A church losing out to secularism, a shaky Mayor aiming at a second term and a controversial transport company. What have these things in common? An evangelization strategy burdening a badly strapped-for-cash municipality, namely Rome.
On the occasion of Pope Francis’s inauguration, on Tuesday March 19th, Rome’s mayor, Gianni Alemanno, decided, in agreement with the Prefect and the Police Commissioner, to allow free travel on the underground system from 5:30 am to 2:00 pm, tapping into the Prime Minister’s funds. The declared purpose was to mitigate any inconvenience to regular traffic and to implement safety. On the same day, city buses were decorated with Vatican City flags fluttering next to the Rome Capital logo.

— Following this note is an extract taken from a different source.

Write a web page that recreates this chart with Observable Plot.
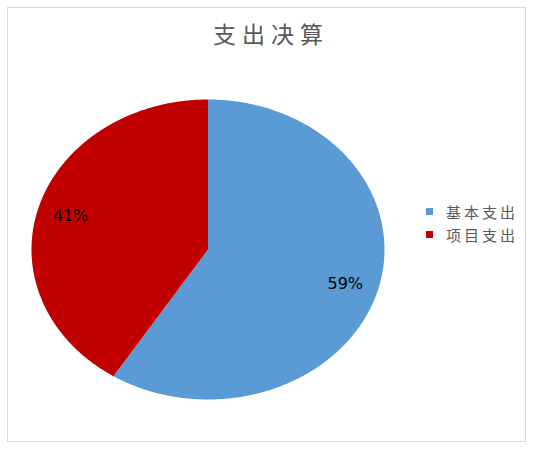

Even screens in the underground and bus stations recurrently broadcast an ad with the message “Let’s welcome Rome’s bishop”.

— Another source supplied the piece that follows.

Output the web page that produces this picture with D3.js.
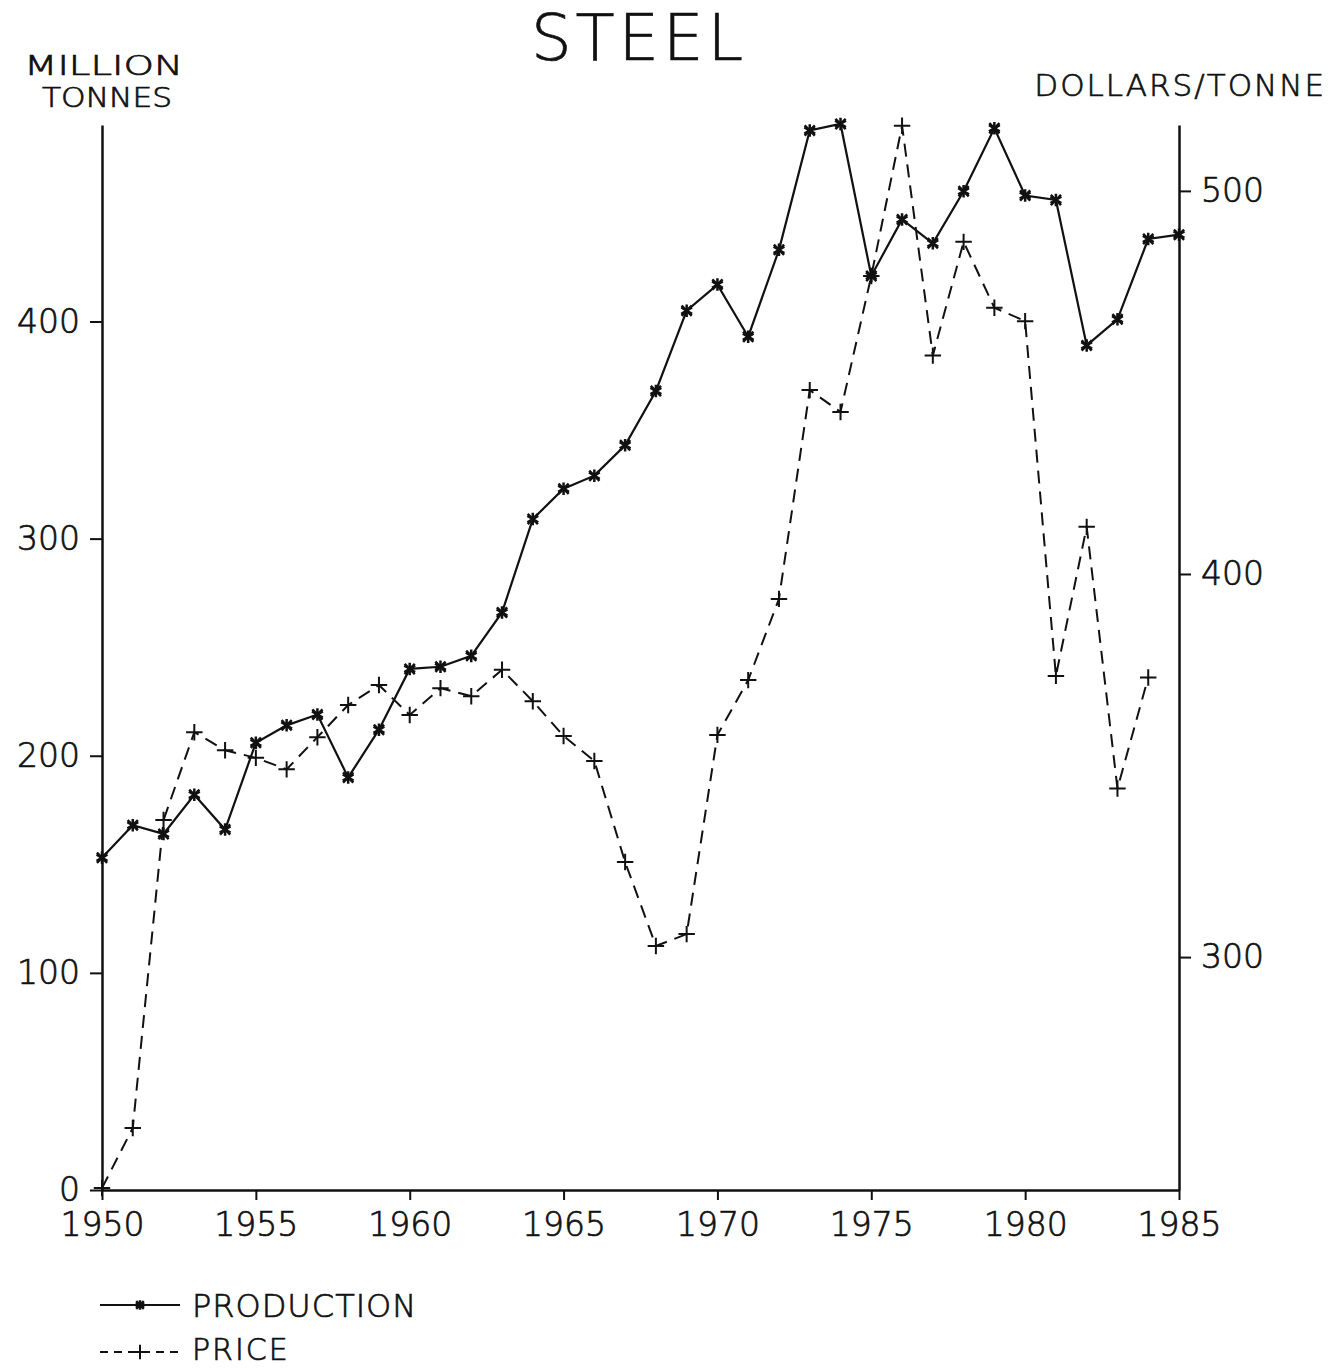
<!DOCTYPE html>
<html>
<head>
<meta charset="utf-8">
<script src="https://cdn.jsdelivr.net/npm/d3@7"></script>
<style>
    body{margin:0;background:#fff;}
    svg{display:block;}
    text{font-family:'DejaVu Sans',sans-serif;font-weight:200;fill:#111;stroke:#111;stroke-width:0.7px;}
</style>
</head>
<body>
<svg id="chart"></svg>
<script>

// years along the bottom
const years = d3.range(1950,1986)

// production, million tonnes (left axis)
const production = [153,168,164,182,166,206,214,219,190,212,
                    240,241,246,266,309,323,329,343,368,405,
                    417,393,433,488,491,421,447,436,460,489,
                    458,456,389,401,438,440]

// price, dollars/tonne (right axis), no value for 1985
const price = [239.7,255.4,335.8,358.7,354,352,349,357.4,365.8,371,
               363.2,370.2,368.1,375,366.8,357.7,351.2,324.8,302.9,306,
               358,372.3,393.5,448,442.3,477.8,517,457,486.7,469.5,
               466,373.4,412.3,344,373]

const leftTicks = [0,100,200,300,400]
const rightTicks = [300,400,500]
const yearTicks = [1950,1955,1960,1965,1970,1975,1980,1985]

const w = 1340
const h = 1368

const svg = d3.select('#chart')
    .attr('width',w)
    .attr('height',h)

//scales
const xScale = d3.scaleLinear()
    .domain([1950,1985])
    .range([102,1179])

const yLeft = d3.scaleLinear()
    .domain([0,490.5])
    .range([1190,125])

const yRight = d3.scaleLinear()
    .domain([239.2,517.2])
    .range([1190,125])

//axes
const styleAxis = (g) => {
    g.attr('font-family',null).attr('font-size',null)
    g.select('.domain').attr('stroke','#111').attr('stroke-width',2.5)
    g.selectAll('.tick line').attr('stroke','#111').attr('stroke-width',2)
    g.selectAll('.tick text').style('font-size','33px')
}

svg.append('g')
    .attr('transform','translate(0,1190)')
    .call(d3.axisBottom(xScale).tickValues(yearTicks).tickFormat(d3.format('d'))
        .tickSize(10).tickSizeOuter(0).tickPadding(13))
    .call(styleAxis)

svg.append('g')
    .attr('transform','translate(102,0)')
    .call(d3.axisLeft(yLeft).tickValues(leftTicks)
        .tickSize(12).tickSizeOuter(0).tickPadding(10))
    .call(styleAxis)

svg.append('g')
    .attr('transform','translate(1179,0)')
    .call(d3.axisRight(yRight).tickValues(rightTicks)
        .tickSize(12).tickSizeOuter(0).tickPadding(10))
    .call(styleAxis)

//titles
svg.append('text')
    .attr('x',639).attr('y',60)
    .attr('text-anchor','middle')
    .style('font-size','64px')
    .style('letter-spacing','4px')
    .text('STEEL')

// left unit label, stretched to the plotter widths
svg.append('text')
    .attr('x',24).attr('y',75)
    .attr('textLength',159).attr('lengthAdjust','spacingAndGlyphs')
    .style('font-size','27px')
    .text('MILLION')

svg.append('text')
    .attr('x',42).attr('y',107)
    .attr('textLength',130).attr('lengthAdjust','spacingAndGlyphs')
    .style('font-size','27px')
    .text('TONNES')

svg.append('text')
    .attr('x',1326).attr('y',96)
    .attr('text-anchor','end')
    .style('font-size','31px')
    .style('letter-spacing','2px')
    .text('DOLLARS/TONNE')

//lines
const prodLine = d3.line()
    .x((v,i)=> xScale(years[i]))
    .y(v => yLeft(v))

const priceLine = d3.line()
    .x((v,i)=> xScale(years[i]))
    .y(v => yRight(v))

svg.append('path')
    .datum(production)
    .attr('d',prodLine)
    .attr('fill','none')
    .attr('stroke','#111')
    .attr('stroke-width',2.2)

svg.append('path')
    .datum(price)
    .attr('d',priceLine)
    .attr('fill','none')
    .attr('stroke','#111')
    .attr('stroke-width',2)
    .attr('stroke-dasharray','13,8')

//markers
const star = d3.symbol().type(d3.symbolAsterisk).size(110)
const cross = d3.symbol().type(d3.symbolTimes).size(70)
const plus = d3.symbol().type(d3.symbolPlus).size(90)

const prodMarks = svg.selectAll('.prod')
    .data(production)
    .join('g')
    .attr('class','prod')
    .attr('transform',(v,i)=>`translate(${xScale(years[i])},${yLeft(v)})`)
prodMarks.append('path').attr('d',star).attr('fill','none').attr('stroke','#111').attr('stroke-width',2.5)
prodMarks.append('path').attr('d',cross).attr('fill','none').attr('stroke','#111').attr('stroke-width',2.5)

svg.selectAll('.price')
    .data(price)
    .join('path')
    .attr('class','price')
    .attr('transform',(v,i)=>`translate(${xScale(years[i])},${yRight(v)})`)
    .attr('d',plus)
    .attr('fill','none')
    .attr('stroke','#111')
    .attr('stroke-width',2)

//legend
const legend = svg.append('g')

legend.append('line')
    .attr('x1',100).attr('x2',180).attr('y1',1305).attr('y2',1305)
    .attr('stroke','#111').attr('stroke-width',2.2)
const lp = legend.append('g').attr('transform','translate(140,1305)')
lp.append('path').attr('d',d3.symbol().type(d3.symbolAsterisk).size(60)).attr('fill','none').attr('stroke','#111').attr('stroke-width',2.5)
lp.append('path').attr('d',d3.symbol().type(d3.symbolTimes).size(40)).attr('fill','none').attr('stroke','#111').attr('stroke-width',2.5)

legend.append('line')
    .attr('x1',100).attr('x2',180).attr('y1',1352).attr('y2',1352)
    .attr('stroke','#111').attr('stroke-width',2)
    .attr('stroke-dasharray','8,6')
legend.append('path')
    .attr('transform','translate(140,1352)')
    .attr('d',d3.symbol().type(d3.symbolPlus).size(70))
    .attr('fill','none').attr('stroke','#111').attr('stroke-width',2)

legend.append('text')
    .attr('x',192).attr('y',1317)
    .style('font-size','32px')
    .style('letter-spacing','1px')
    .text('PRODUCTION')

legend.append('text')
    .attr('x',192).attr('y',1360)
    .style('font-size','30px')
    .style('letter-spacing','2px')
    .text('PRICE')

</script>
</body>
</html>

ATAC, the Roman public transport company, decided to print a million tickets with the pope’s effigy. Its CEO, Roberto Diacetti, is really satisfied with the initiative, which “ideally follows in the wake of what we did for John Paul II’s beatification”. “We thank the Vicariate for accepting our offer”, he adds, “and we hope to identify new, equally satisfying forms of collaboration in the future”. The love affair between Roman institutions and the church seems to endure, with the tendency of the former to bow down to the Vatican.
These are the priorities of a company affected, among other things, by severe management issues, and facing corruption allegations soon to involve Alemanno himself. In a huge city with an inadequate transport network and widespread malfunctions, Atac is concealing problems behind such swaggering, capitalising on the pope’s smiley face.

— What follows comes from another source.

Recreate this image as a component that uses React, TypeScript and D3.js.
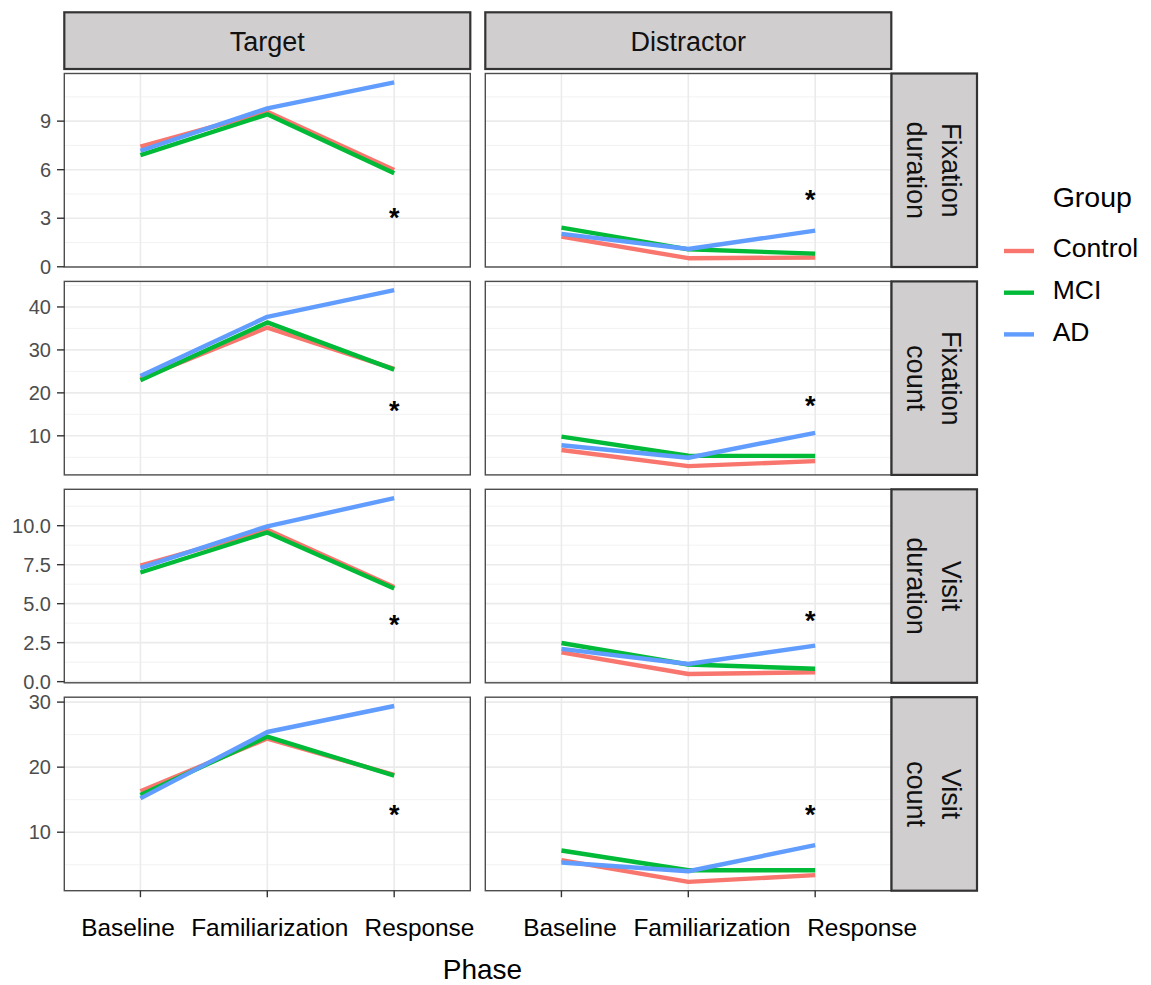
import React from "react";
import * as d3 from "d3";

const phases = ["Baseline", "Familiarization", "Response"];
const groups = ["Control", "MCI", "AD"];
const groupColors = ["#F8766D", "#00BA38", "#619CFF"];
const areas = ["Target", "Distractor"];
const measureLabels = [
  ["Fixation", "duration"],
  ["Fixation", "count"],
  ["Visit", "duration"],
  ["Visit", "count"],
];

// rows = Control, MCI, AD ; columns = phases
const fixDurTarget = [[7.42, 9.58, 5.98], [6.9, 9.42, 5.78], [7.17, 9.79, 11.4]];
const fixDurDistractor = [[1.86, 0.53, 0.57], [2.42, 1.08, 0.81], [2.03, 1.1, 2.23]];
const fixCntTarget = [[23.3, 35.2, 25.6], [22.95, 36.4, 25.4], [23.9, 37.7, 43.9]];
const fixCntDistractor = [[6.7, 2.95, 4.1], [9.8, 5.35, 5.3], [7.8, 4.9, 10.7]];
const visDurTarget = [[7.44, 9.74, 6.07], [7.0, 9.57, 5.98], [7.29, 9.96, 11.77]];
const visDurDistractor = [[1.88, 0.49, 0.6], [2.48, 1.1, 0.83], [2.1, 1.13, 2.31]];
const visCntTarget = [[16.3, 24.4, 18.8], [15.7, 24.7, 18.7], [15.2, 25.4, 29.4]];
const visCntDistractor = [[5.7, 2.36, 3.4], [7.18, 4.15, 4.15], [5.34, 4.0, 8.0]];

// significance markers at Response
const starTarget = [3.4, 17.1, 4.02, 13.5];
const starDistractor = [4.48, 18.3, 4.25, 13.5];

const yTicks = [
  [0, 3, 6, 9],
  [10, 20, 30, 40],
  [0, 2.5, 5, 7.5, 10],
  [10, 20, 30],
];

const panelData = [
  [fixDurTarget, fixDurDistractor],
  [fixCntTarget, fixCntDistractor],
  [visDurTarget, visDurDistractor],
  [visCntTarget, visCntDistractor],
];
const starData = [starTarget, starDistractor];

const FONT = "'Liberation Sans', Arial, sans-serif";

const colX = [[64.3, 470.3], [485.3, 891.3]];
const rowTop0 = 73.5;
const rowH = 193.5;
const rowPitch = 207.9;
const stripTop = 12.3;
const stripBottom = 69;
const rStripX0 = 891.5;
const rStripX1 = 977;

// per-panel nudges of the phase labels (they were spread out in the original)
const labelNudge = [[-12.5, 2.5, 25.3], [8.5, 23.7, 47]];
const starNudge = [0, -5];

export default function App() {
  const xScales = colX.map(([a, b]) =>
    d3.scalePoint<string>().domain(phases).range([a, b]).padding(0.6)
  );

  const yScales = panelData.map((row, r) => {
    const vals = [...row.flat(2), ...starData.map((s) => s[r])];
    const lo = d3.min(vals)!;
    const hi = d3.max(vals)!;
    const ex = (hi - lo) * 0.05;
    const top = rowTop0 + r * rowPitch;
    return d3.scaleLinear().domain([lo - ex, hi + ex]).range([top + rowH, top]);
  });

  const panels: React.ReactNode[] = [];

  panelData.forEach((row, r) => {
    const y = yScales[r];
    const [d0, d1] = y.domain();
    const ticks = yTicks[r];
    const step = ticks[1] - ticks[0];
    const minor: number[] = [];
    for (let v = ticks[0] - step / 2; v <= d1; v += step) if (v >= d0) minor.push(v);
    const isDec = ticks.some((t) => !Number.isInteger(t));
    const fmt = isDec ? d3.format(".1f") : d3.format("d");
    const top = rowTop0 + r * rowPitch;

    row.forEach((area, c) => {
      const x = xScales[c];
      const [x0, x1] = colX[c];
      const path = d3
        .line<number>()
        .x((_, i) => x(phases[i])!)
        .y((d) => y(d));
      panels.push(
        <g key={`p${r}-${c}`}>
          <rect x={x0} y={top} width={x1 - x0} height={rowH} fill="#fff" />
          {minor.map((v) => (
            <line key={`mn${v}`} x1={x0} x2={x1} y1={y(v)} y2={y(v)} stroke="#F2F2F2" strokeWidth={1} />
          ))}
          {ticks.map((v) => (
            <line key={`mj${v}`} x1={x0} x2={x1} y1={y(v)} y2={y(v)} stroke="#EBEBEB" strokeWidth={1.6} />
          ))}
          {phases.map((p) => (
            <line key={`v${p}`} x1={x(p)} x2={x(p)} y1={top} y2={top + rowH} stroke="#EBEBEB" strokeWidth={1.6} />
          ))}
          {area.map((vals, g) => (
            <path
              key={`l${g}`}
              d={path(vals)!}
              fill="none"
              stroke={groupColors[g]}
              strokeWidth={4.4}
              strokeLinejoin="round"
            />
          ))}
          <text
            x={x("Response")! + starNudge[c]}
            y={y(starData[c][r]) + 15}
            textAnchor="middle"
            fontFamily={FONT}
            fontWeight="bold"
            fontSize={27}
            fill="#000"
          >
            *
          </text>
          <rect x={x0} y={top} width={x1 - x0} height={rowH} fill="none" stroke="#4D4D4D" strokeWidth={1.4} />
        </g>
      );
    });

    // y axis
    panels.push(
      <g key={`ya${r}`}>
        {ticks.map((v) => (
          <g key={v}>
            <line x1={57} x2={colX[0][0]} y1={y(v)} y2={y(v)} stroke="#333" strokeWidth={1.4} />
            <text
              x={51}
              y={y(v)}
              dy="0.36em"
              textAnchor="end"
              fontFamily={FONT}
              fontSize={20}
              fill="#4D4D4D"
            >
              {fmt(v)}
            </text>
          </g>
        ))}
      </g>
    );

    // right strip
    const cy = top + rowH / 2;
    panels.push(
      <g key={`rs${r}`}>
        <rect x={rStripX0} y={top} width={rStripX1 - rStripX0} height={rowH} fill="#D0CECF" stroke="#333" strokeWidth={2.2} />
        <text transform={`translate(942,${cy}) rotate(90)`} textAnchor="middle" fontFamily={FONT} fontSize={27} fill="#111">
          {measureLabels[r][0]}
        </text>
        <text transform={`translate(907,${cy}) rotate(90)`} textAnchor="middle" fontFamily={FONT} fontSize={27} fill="#111">
          {measureLabels[r][1]}
        </text>
      </g>
    );
  });

  const bottom = rowTop0 + 3 * rowPitch + rowH;

  return (
    <svg width={1151} height={985} style={{ position: "absolute", left: 0, top: 0, background: "#fff" }}>
      <rect width={1151} height={985} fill="#fff" />
      {areas.map((a, c) => (
        <g key={a}>
          <rect
            x={colX[c][0]}
            y={stripTop}
            width={colX[c][1] - colX[c][0]}
            height={stripBottom - stripTop}
            fill="#D0CECF"
            stroke="#333"
            strokeWidth={2.2}
          />
          <text
            x={(colX[c][0] + colX[c][1]) / 2}
            y={50.5}
            textAnchor="middle"
            fontFamily={FONT}
            fontSize={27}
            fill="#111"
          >
            {a}
          </text>
        </g>
      ))}
      {panels}
      {xScales.map((x, c) => (
        <g key={`xa${c}`}>
          {phases.map((p, i) => (
            <g key={p}>
              <line x1={x(p)} x2={x(p)} y1={bottom} y2={bottom + 6.5} stroke="#333" strokeWidth={1.4} />
              <text
                x={x(p)! + labelNudge[c][i]}
                y={935.5}
                textAnchor="middle"
                fontFamily={FONT}
                fontSize={24.4}
                fill="#000"
              >
                {p}
              </text>
            </g>
          ))}
        </g>
      ))}
      <text x={482.5} y={979} textAnchor="middle" fontFamily={FONT} fontSize={28} fill="#000">
        Phase
      </text>
      <g>
        <text x={1052.7} y={207} fontFamily={FONT} fontSize={28.5} fill="#000">
          Group
        </text>
        {groups.map((g, i) => (
          <g key={g}>
            <line
              x1={1004}
              x2={1034}
              y1={251 + i * 41.7}
              y2={251 + i * 41.7}
              stroke={groupColors[i]}
              strokeWidth={4.4}
            />
            <text x={1052.7} y={257.3 + i * 41.7} fontFamily={FONT} fontSize={26.5} fill="#000">
              {g}
            </text>
          </g>
        ))}
      </g>
    </svg>
  );
}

This is yet another untimely initiative, exposing an institution’s partiality for religion, paid for with public money, it goes without saying. Secularists like us can decry the matter and manifest our disagreement, but we are not allowed any further action. The Mayor, for the recently concluded conclave, asked 4.5 million Euros to Mario Monti’s government. With new elections coming up in May, and an unlikely reconfirmation to a second term, the Mayor seems to be turning more actively to the Vatican to get support against his stronger opponents, in particular the candidates of the Democratic Party (PD) e and the 5 Star Movement (M5S, the “Grillini”).
As a conservative and a traditionalist, mayor Alemanno has never made a secret of his penchant for the most backward factions of Catholicism. Last May he even went as far as giving his patronage to a no-choice rally of anti-abortion fundamentalists, showing up personally with his mayoral sash. He is often seen at events organised in collaboration with the Church, even when these are explicitly aimed at promoting evangelization (a recent one was called “Ten Commandments in the square”).
It really seems that, with a post-fascist Mayor, Rome is back to the pomp of Mussolini’s Conciliation treaties. The balance of Alemanno’s five-year administration is almost entirely made of shadows, but in the Holy Palaces this is not something to worry about: if their light is the only one to shine, all the better.